Common mistakes that make the tours feel weaker than they are
The most common mistake is to treat an audio walk like background listening. That drains the value out of it quickly. These guides work because they are tied to movement, orientation, and place. If you are half-listening while checking restaurant reviews, you lose the route logic and most of the context.
- Starting without maps and expecting the audio alone to be enough.
- Downloading at the last minute, then discovering a device issue or missing file.
- Trying to do too many tours in one day, which makes the experience feel rushed.
- Expecting every attraction to be covered; the tours are selective, not exhaustive.
- Ignoring device limits and discovering too late that your phone or tablet is incompatible.
I would also test one tour before the trip starts, especially if I were using an older device or relying on the app after a long flight. A five-minute check at the hotel is worth far more than troubleshooting playback on a crowded street. That small bit of discipline is usually what separates a smooth self-guided day from a frustrating one.

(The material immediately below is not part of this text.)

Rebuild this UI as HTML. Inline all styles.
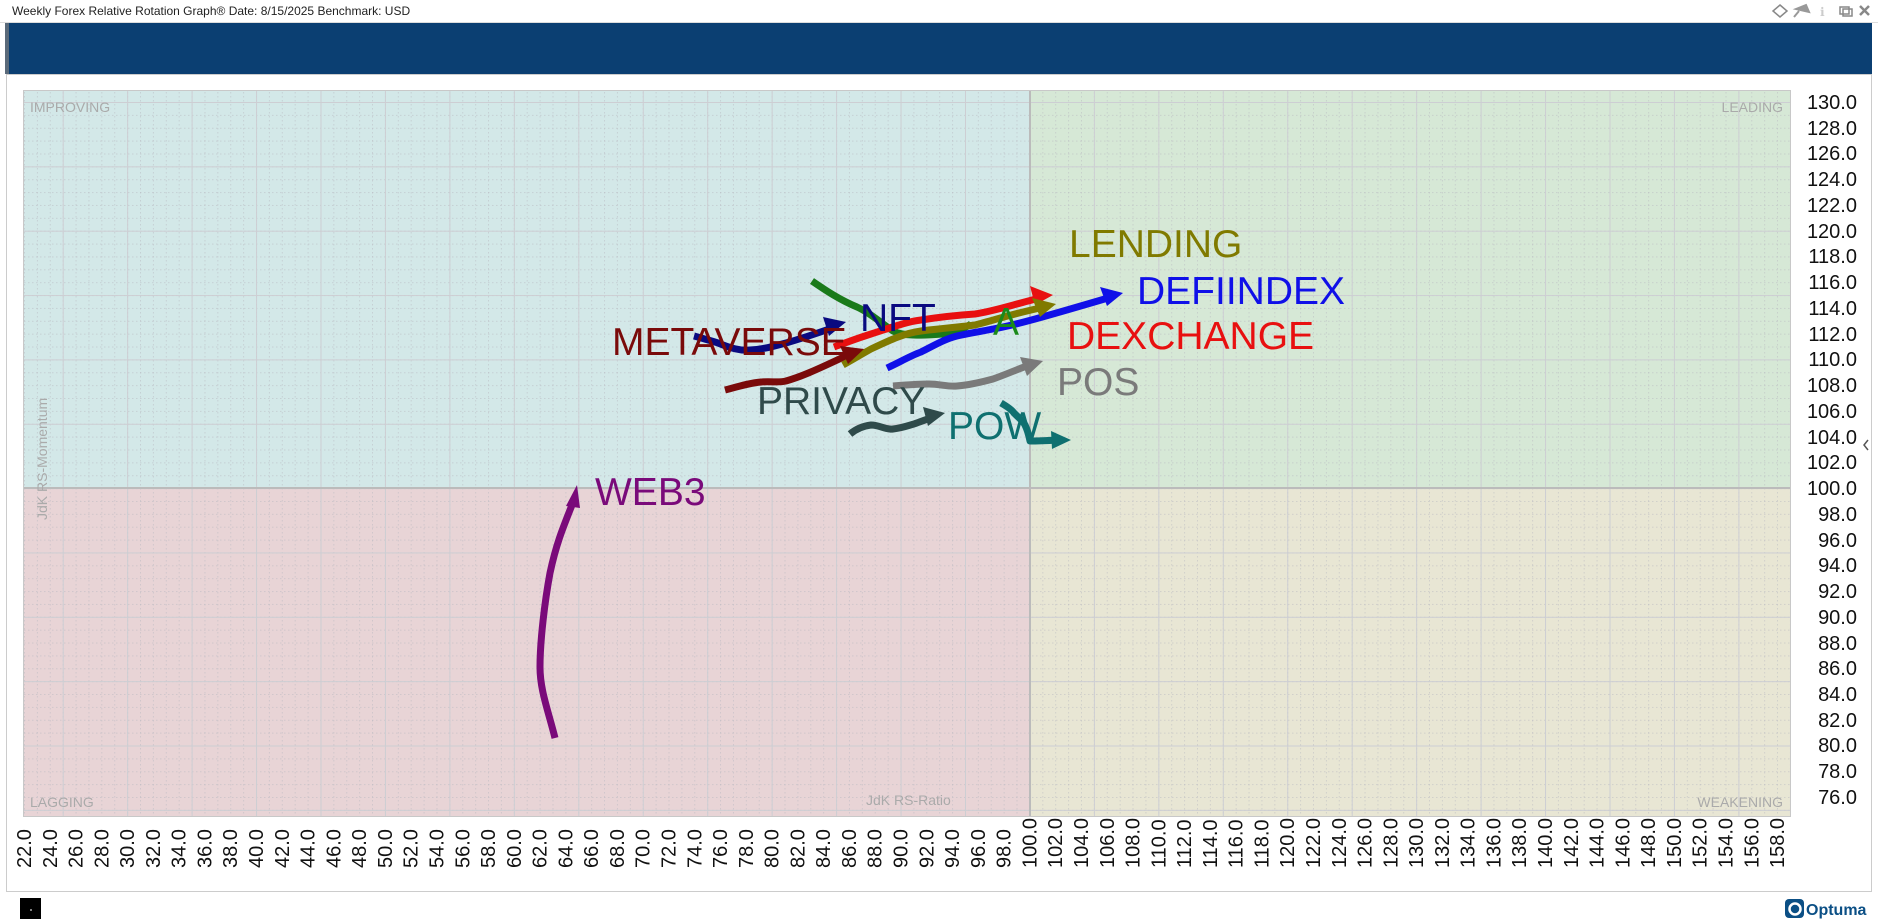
<!DOCTYPE html>
<html><head><meta charset="utf-8"><style>
html,body{margin:0;padding:0;background:#fff;}
svg{display:block;font-family:"Liberation Sans","DejaVu Sans",sans-serif;}
</style></head><body>
<svg width="1878" height="919" viewBox="0 0 1878 919" xmlns="http://www.w3.org/2000/svg">
<defs>
<pattern id="minx" x="24" y="0" width="12.89" height="4" patternUnits="userSpaceOnUse"><rect x="0" y="0" width="1" height="1.5" fill="#b8b8c0" opacity="0.5"/></pattern>
<pattern id="miny" x="0" y="102" width="4" height="12.87" patternUnits="userSpaceOnUse"><rect x="0" y="0" width="1.5" height="1" fill="#b8b8c0" opacity="0.5"/></pattern>
<pattern id="majx" x="62.7" y="0" width="64.45" height="10" patternUnits="userSpaceOnUse"><rect x="0" y="0" width="1" height="10" fill="#cdced3"/></pattern>
<pattern id="majy" x="0" y="102" width="10" height="64.35" patternUnits="userSpaceOnUse"><rect x="0" y="0" width="10" height="1" fill="#cdced3"/></pattern>
</defs>
<text x="12" y="15" font-size="12" fill="#222">Weekly Forex Relative Rotation Graph®   Date: 8/15/2025  Benchmark:  USD</text>
<g fill="none" stroke="#888" stroke-width="1.5">
<path d="M1780 5 L1787 11 L1780 17 L1773 11 Z"/>
<rect x="1840" y="7" width="9" height="7"/><rect x="1843" y="9" width="9" height="7"/>
<path d="M1860 6 L1869 15 M1869 6 L1860 15" stroke-width="2.5"/>
</g>
<path d="M1796 9 L1806 5 L1809 12 Z M1799 11 L1794 17" stroke="#999" stroke-width="2" fill="#999"/>
<text x="1820" y="16" font-size="12" fill="#ccc">ℹ</text>
<line x1="0" y1="22.5" x2="1878" y2="22.5" stroke="#ddd"/>
<rect x="5" y="23" width="1867" height="51" fill="#0b3f72"/>
<rect x="5" y="23" width="4" height="51" fill="#5a6a7a"/>
<rect x="6.5" y="74.5" width="1865" height="817" fill="none" stroke="#ccc"/>
<rect x="23" y="90" width="1007" height="398" fill="#d3e8e8"/>
<rect x="1030" y="90" width="761" height="398" fill="#d6e8d6"/>
<rect x="23" y="488" width="1007" height="329" fill="#e8d4d6"/>
<rect x="1030" y="488" width="761" height="329" fill="#e8e6d4"/>
<rect x="23" y="90" width="1768" height="727" fill="url(#minx)"/>
<rect x="23" y="90" width="1768" height="727" fill="url(#miny)"/>
<rect x="23" y="90" width="1768" height="727" fill="url(#majx)"/>
<rect x="23" y="90" width="1768" height="727" fill="url(#majy)"/>
<line x1="1030" y1="90" x2="1030" y2="817" stroke="#bbb" stroke-width="2"/>
<line x1="23" y1="488" x2="1791" y2="488" stroke="#bbb" stroke-width="2"/>
<rect x="23.5" y="90.5" width="1767" height="726" fill="none" stroke="#c8c8c8"/>
<g font-size="14" fill="#aaa">
<text x="30" y="112">IMPROVING</text>
<text x="1783" y="112" text-anchor="end">LEADING</text>
<text x="30" y="807">LAGGING</text>
<text x="1783" y="807" text-anchor="end">WEAKENING</text>
<text x="866" y="805">JdK RS-Ratio</text>
<text transform="rotate(-90 47 520)" x="47" y="520">JdK RS-Momentum</text>
</g>
<g fill="none" stroke-width="7" stroke-linecap="butt" stroke-linejoin="round">
<path d="M812 281 C825 290 840 300 857 307 C870 313 880 322 893 331 C905 337 925 335 943 334 C955 333 965 328 971 324" stroke="#1a7a1a"/>
<path d="M555 738 C548 710 540 690 540 667 C540 640 545 600 550 573 C556 545 562 530 572 505" stroke="#7a0a7a"/>
<path d="M694 336 C705 339 712 341 718 343 C730 348 740 351 750 350 C765 349 775 346 786 343 C800 339 815 334 835 327" stroke="#0a0a80"/>
<path d="M725 390 C740 386 750 383 761 382 C772 381 778 383 786 381 C800 377 812 372 850 354" stroke="#7a0a0a"/>
<path d="M834 347 C845 343 858 338 871 334 C890 328 905 322 921 320 C940 317 960 315 975 314 C995 311 1015 304 1040 298" stroke="#e81010"/>
<path d="M843 365 C852 360 862 354 871 349 C890 340 905 333 921 331 C945 328 960 327 975 325 C995 320 1015 313 1045 307" stroke="#807a00"/>
<path d="M887 368 C900 362 910 356 921 352 C935 345 945 339 957 336 C970 333 983 331 993 329 C1015 325 1040 318 1108 298" stroke="#1010e8"/>
<path d="M893 386 C905 385 918 384 929 384 C940 384 948 387 957 386 C970 385 982 382 993 379 C1010 373 1020 368 1030 365" stroke="#7a7a7a"/>
<path d="M850 434 C856 429 863 426 871 425 C880 425 885 430 893 429 C902 428 907 426 914 424 C922 421 928 419 933 417" stroke="#2f4a4a"/>
<path d="M1001 403 C1008 407 1012 410 1014 413 C1019 418 1023 421 1025 425 C1028 431 1029 436 1030 441 C1035 441 1040 441 1058 440" stroke="#0f7070"/>
</g>
<g stroke="none">
<path d="M1053 295 L1030 286 L1035 305 Z" fill="#e81010"/>
<path d="M1056 304 L1032 298 L1040 317 Z" fill="#807a00"/>
<path d="M1123 293 L1100 287 L1107 306 Z" fill="#1010e8"/>
<path d="M846 322 L823 317 L829 336 Z" fill="#0a0a80"/>
<path d="M864 349 L840 346 L848 364 Z" fill="#7a0a0a"/>
<path d="M1043 361 L1020 357 L1027 376 Z" fill="#7a7a7a"/>
<path d="M945 413 L923 407 L928 426 Z" fill="#2f4a4a"/>
<path d="M1071 440 L1051 431 L1052 449 Z" fill="#0f7070"/>
<path d="M577 485 L566 506 L580 508 Z" fill="#7a0a7a"/>
</g>
<g font-size="39">
<text x="1069" y="257" fill="#807a00">LENDING</text>
<text x="1137" y="304" fill="#1010e8">DEFIINDEX</text>
<text x="1067" y="349" fill="#e81010">DEXCHANGE</text>
<text x="612" y="355" fill="#7a0a0a">METAVERSE</text>
<text x="860" y="331" fill="#0a0a80">NFT</text>
<text x="993" y="335" fill="#1a8a1a">A</text>
<text x="1057" y="395" fill="#7a7a7a">POS</text>
<text x="757" y="414" fill="#2f4a4a">PRIVACY</text>
<text x="948" y="439" fill="#0f7070">POW</text>
<text x="595" y="505" fill="#7a0a7a">WEB3</text>
</g>
<g font-size="20" fill="#111" text-anchor="end">
<text x="1857" y="109">130.0</text><text x="1857" y="135">128.0</text><text x="1857" y="160">126.0</text><text x="1857" y="186">124.0</text><text x="1857" y="212">122.0</text><text x="1857" y="238">120.0</text><text x="1857" y="263">118.0</text><text x="1857" y="289">116.0</text><text x="1857" y="315">114.0</text><text x="1857" y="341">112.0</text><text x="1857" y="366">110.0</text><text x="1857" y="392">108.0</text><text x="1857" y="418">106.0</text><text x="1857" y="444">104.0</text><text x="1857" y="469">102.0</text><text x="1857" y="495">100.0</text><text x="1857" y="521">98.0</text><text x="1857" y="547">96.0</text><text x="1857" y="572">94.0</text><text x="1857" y="598">92.0</text><text x="1857" y="624">90.0</text><text x="1857" y="650">88.0</text><text x="1857" y="675">86.0</text><text x="1857" y="701">84.0</text><text x="1857" y="727">82.0</text><text x="1857" y="752">80.0</text><text x="1857" y="778">78.0</text><text x="1857" y="804">76.0</text>
</g>
<path d="M1868 440 L1864 445 L1868 450" stroke="#555" stroke-width="1.5" fill="none"/>
<g font-size="20" fill="#111">
<text transform="rotate(-90 31 868)" x="31" y="868">22.0</text>
<text transform="rotate(-90 56.8 868)" x="56.8" y="868">24.0</text>
<text transform="rotate(-90 82.6 868)" x="82.6" y="868">26.0</text>
<text transform="rotate(-90 108.3 868)" x="108.3" y="868">28.0</text>
<text transform="rotate(-90 134.1 868)" x="134.1" y="868">30.0</text>
<text transform="rotate(-90 159.9 868)" x="159.9" y="868">32.0</text>
<text transform="rotate(-90 185.7 868)" x="185.7" y="868">34.0</text>
<text transform="rotate(-90 211.5 868)" x="211.5" y="868">36.0</text>
<text transform="rotate(-90 237.2 868)" x="237.2" y="868">38.0</text>
<text transform="rotate(-90 263 868)" x="263" y="868">40.0</text>
<text transform="rotate(-90 288.8 868)" x="288.8" y="868">42.0</text>
<text transform="rotate(-90 314.6 868)" x="314.6" y="868">44.0</text>
<text transform="rotate(-90 340.4 868)" x="340.4" y="868">46.0</text>
<text transform="rotate(-90 366.1 868)" x="366.1" y="868">48.0</text>
<text transform="rotate(-90 391.9 868)" x="391.9" y="868">50.0</text>
<text transform="rotate(-90 417.7 868)" x="417.7" y="868">52.0</text>
<text transform="rotate(-90 443.5 868)" x="443.5" y="868">54.0</text>
<text transform="rotate(-90 469.3 868)" x="469.3" y="868">56.0</text>
<text transform="rotate(-90 495 868)" x="495" y="868">58.0</text>
<text transform="rotate(-90 520.8 868)" x="520.8" y="868">60.0</text>
<text transform="rotate(-90 546.6 868)" x="546.6" y="868">62.0</text>
<text transform="rotate(-90 572.4 868)" x="572.4" y="868">64.0</text>
<text transform="rotate(-90 598.2 868)" x="598.2" y="868">66.0</text>
<text transform="rotate(-90 623.9 868)" x="623.9" y="868">68.0</text>
<text transform="rotate(-90 649.7 868)" x="649.7" y="868">70.0</text>
<text transform="rotate(-90 675.5 868)" x="675.5" y="868">72.0</text>
<text transform="rotate(-90 701.3 868)" x="701.3" y="868">74.0</text>
<text transform="rotate(-90 727.1 868)" x="727.1" y="868">76.0</text>
<text transform="rotate(-90 752.8 868)" x="752.8" y="868">78.0</text>
<text transform="rotate(-90 778.6 868)" x="778.6" y="868">80.0</text>
<text transform="rotate(-90 804.4 868)" x="804.4" y="868">82.0</text>
<text transform="rotate(-90 830.2 868)" x="830.2" y="868">84.0</text>
<text transform="rotate(-90 856 868)" x="856" y="868">86.0</text>
<text transform="rotate(-90 881.7 868)" x="881.7" y="868">88.0</text>
<text transform="rotate(-90 907.5 868)" x="907.5" y="868">90.0</text>
<text transform="rotate(-90 933.3 868)" x="933.3" y="868">92.0</text>
<text transform="rotate(-90 959.1 868)" x="959.1" y="868">94.0</text>
<text transform="rotate(-90 984.9 868)" x="984.9" y="868">96.0</text>
<text transform="rotate(-90 1010.6 868)" x="1010.6" y="868">98.0</text>
<text transform="rotate(-90 1036.4 868)" x="1036.4" y="868">100.0</text>
<text transform="rotate(-90 1062.2 868)" x="1062.2" y="868">102.0</text>
<text transform="rotate(-90 1088 868)" x="1088" y="868">104.0</text>
<text transform="rotate(-90 1113.8 868)" x="1113.8" y="868">106.0</text>
<text transform="rotate(-90 1139.5 868)" x="1139.5" y="868">108.0</text>
<text transform="rotate(-90 1165.3 868)" x="1165.3" y="868">110.0</text>
<text transform="rotate(-90 1191.1 868)" x="1191.1" y="868">112.0</text>
<text transform="rotate(-90 1216.9 868)" x="1216.9" y="868">114.0</text>
<text transform="rotate(-90 1242.7 868)" x="1242.7" y="868">116.0</text>
<text transform="rotate(-90 1268.4 868)" x="1268.4" y="868">118.0</text>
<text transform="rotate(-90 1294.2 868)" x="1294.2" y="868">120.0</text>
<text transform="rotate(-90 1320 868)" x="1320" y="868">122.0</text>
<text transform="rotate(-90 1345.8 868)" x="1345.8" y="868">124.0</text>
<text transform="rotate(-90 1371.6 868)" x="1371.6" y="868">126.0</text>
<text transform="rotate(-90 1397.3 868)" x="1397.3" y="868">128.0</text>
<text transform="rotate(-90 1423.1 868)" x="1423.1" y="868">130.0</text>
<text transform="rotate(-90 1448.9 868)" x="1448.9" y="868">132.0</text>
<text transform="rotate(-90 1474.7 868)" x="1474.7" y="868">134.0</text>
<text transform="rotate(-90 1500.5 868)" x="1500.5" y="868">136.0</text>
<text transform="rotate(-90 1526.2 868)" x="1526.2" y="868">138.0</text>
<text transform="rotate(-90 1552 868)" x="1552" y="868">140.0</text>
<text transform="rotate(-90 1577.8 868)" x="1577.8" y="868">142.0</text>
<text transform="rotate(-90 1603.6 868)" x="1603.6" y="868">144.0</text>
<text transform="rotate(-90 1629.4 868)" x="1629.4" y="868">146.0</text>
<text transform="rotate(-90 1655.1 868)" x="1655.1" y="868">148.0</text>
<text transform="rotate(-90 1680.9 868)" x="1680.9" y="868">150.0</text>
<text transform="rotate(-90 1706.7 868)" x="1706.7" y="868">152.0</text>
<text transform="rotate(-90 1732.5 868)" x="1732.5" y="868">154.0</text>
<text transform="rotate(-90 1758.3 868)" x="1758.3" y="868">156.0</text>
<text transform="rotate(-90 1784 868)" x="1784" y="868">158.0</text>
</g>
<rect x="20" y="898" width="21" height="21" fill="#000"/>
<circle cx="31" cy="910" r="1" fill="#aaa"/>
<rect x="1785" y="899" width="19" height="19" rx="4" fill="#0b4f85"/>
<circle cx="1795" cy="909" r="5.5" fill="none" stroke="#fff" stroke-width="2.5"/>
<text x="1806" y="915" font-size="16" font-weight="bold" fill="#0b4f85">Optuma</text>
</svg>
</body></html>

What I would do before a trip in 2026
If I were planning a trip around these audio guides this year, I would keep the preparation lean. I would pick one city tour for each major stop, save the relevant files in the app or as mp3s, and make sure I had the map and script with me. I would also keep a charger or power bank in my day bag, because a dead phone is the fastest way to turn a good walking plan into a guess.
- Choose one or two tours per city, not a whole backlog.
- Download everything before you leave your accommodation.
- Pack earbuds and a charging cable.
- Leave time for lunch, detours, and a second look at anything that grabs your attention.
- Use the narration as a framework, then let the city breathe around it.
Used that way, Rick Steves’ audio library is less like an extra app and more like a compact itinerary tool. It gives independent travellers the benefits of a local guide without locking the day into a group schedule, and that is exactly why it still earns a place in well-planned city breaks.